Шрифт:
Закладка:
II. 2. Незаполненность сообщения не связана с каким-то особым качеством. Его так называемое «отсутствие», – ясно, однако, что речь идет о метафоре, – обязано вторжению наслаивающихся друг на друга конвенций. Сообщение прозрачно вовсе не из-за своего «отсутствия»: сразу и вдруг оно мне не раскрывается, оно непрозрачно, потому что отторгает коды, которые ему оказываются чуждыми. Наиболее адекватные действия состоят в том, чтобы сделать ряд шагов ради восстановления исходного кода и проверить, насколько верны выдвинутые гипотезы.
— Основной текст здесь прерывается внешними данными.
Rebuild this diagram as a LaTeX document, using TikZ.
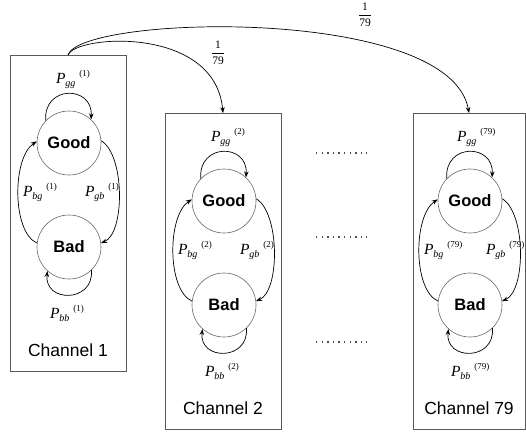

Конечно, пригодность кодов подчинена логике означающих, но мы уже видели, что и сама по себе логика означающих, коль скоро мы выделяем эти означающие, а не другие, есть продукт уже состоявшейся декодификации. Некий ритм, геометрическая или арифметическая упорядоченность, которые заведуют определенными формами и не дают мне приписать им значения, противоречащие складывающимся закономерностям, уже представляют собой какую-то гипотетическую структуру. Имея последовательность 2, 4, 6, 8, логично предположить появление ю, но только при том условии, что, исходя из собственного опыта, я считаю, что передо мной совершенно определенный вид прогрессии (каждое следующее число больше предыдущего на два). Если даны числа 3,7, ю, то одна логика ряда устанавливается, когда я подчиняю его коду-правилу: «каждое следующее число получается путем прибавления предыдущего», таким образом, следующим числом должно быть 17. Но если код относится к ряду чисел, наделенных сакральным значением (Троица, смертные грехи, заповеди), то логика будет другой, и числовой ряд должен быть, и последнее число, возможно, будет семьдесят семь[389].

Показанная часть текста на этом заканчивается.